Basically, I am working on a segmentation problem. My input are images with 4 channels (RGB and a fourth channel which is initialized to zeros). After the first iteration the 4th channel (zeros) is replaced with outputs from the updated model in the first iteration. Then this new input is fed into the same model again and we calculate the loss for the current iteration and add the loss from the last iteration. It would essentially look something like the following.

model = Net()
x         = (samples,4,height,width)
y         = (samples,1,height,width)
opt      = Adam(model.parameters())

#-------- iteration 1 -----------
opt.zero_grad()
outputs1 = model(x)
loss1    = loss_fn(outputs1,y)
loss = (loss1)*1
loss.backward(retain_graph=True)
opt.step()
x[samples,3,:,:] = model(inputs).detach()          #inputs updated for iteration 2

#-------- iteration 2 -----------
opt.zero_grad()
outputs2 = model(x)
loss2      = loss_fn(outputs2,y)
loss        = (2/3)*(loss2) + (1/3)*(loss1)           #loss weighted from previous iter and current iter
loss.backward(retain_graph=True)                      #This gives an error:  one of the variables needed for 
                                                       gradient computation has been modified by an inplace operation. 
                                                       #If I don't do opt.step() then there is no error
opt.step()
x[samples,3,:,:] = model(inputs).detach()          #inputs updated for iteration 3

#-------- iteration 3 -----------
opt.zero_grad()
outputs3 = model(x)
loss3      = loss_fn(outputs3,y)
loss        = (1/2)*(loss3) + (1/3)*(loss2) + (1/6)*(loss1)           #loss weighted from previous iters and current iter
loss.backward()             
opt.step()

I think the main issue I am having now is that I need to update the model to update my input for the next iteration using the outputs from the updated model. But when I update the model and try to do a backprop for the second iteration whose loss is the added loss of iteration 1 and iteration 2 even with retain_graph=True I get an error.

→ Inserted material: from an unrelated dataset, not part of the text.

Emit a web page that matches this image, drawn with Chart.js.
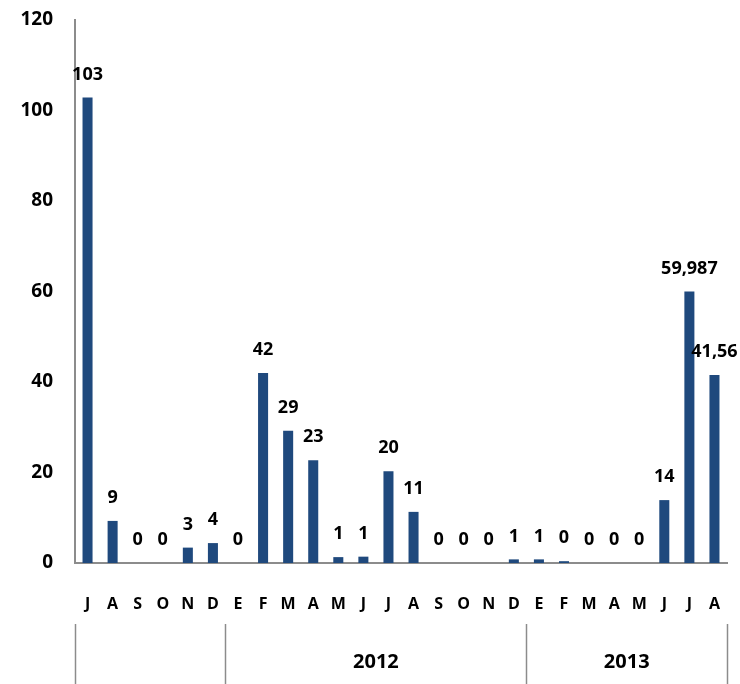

I am not sure how to get around this and what is causing this issue.

ptrblck · April 23, 2021, 7:24pm

I guess you are seeing an error, since you are trying to calculate the gradients (in iter2) from stale forward activations (calculated in iter1).
Have a look at this post for more information and check, if you are hitting the same error.

mbsyed · April 23, 2021, 7:48pm

It sort of fits the error I am getting the only difference being I am calculating a different output for iteration 2 and a different loss function but the backward is done on the added loss where loss=loss_iter1+loss_iter2. Is there a way I can fix this?

ptrblck · April 23, 2021, 9:29pm

This would explain the error, since loss_iter1 would still reference the old computation graph.

It depends on your actual use case, since you are using stale forward activations to calculate the parameter updates, which is wrong.
From the linked issue:

loss_iter1 was calculated using the first forward pass and the model with parameter_set_0
this forward pass also calculated all intermediate forward activations (fwd_set_0) and stored them, which are needed to compute the gradients
you are updating the model to parameter_set_1, all forward activations are now stale, since they were not calculated by parameter_set_1
loss_iter1.backward() tries to compute the gradients using fwd_set_0 and parameter_set_1, which is wrong and fails

You could either delay the optimizer.step() call or recompute the forward activations depending on your use case.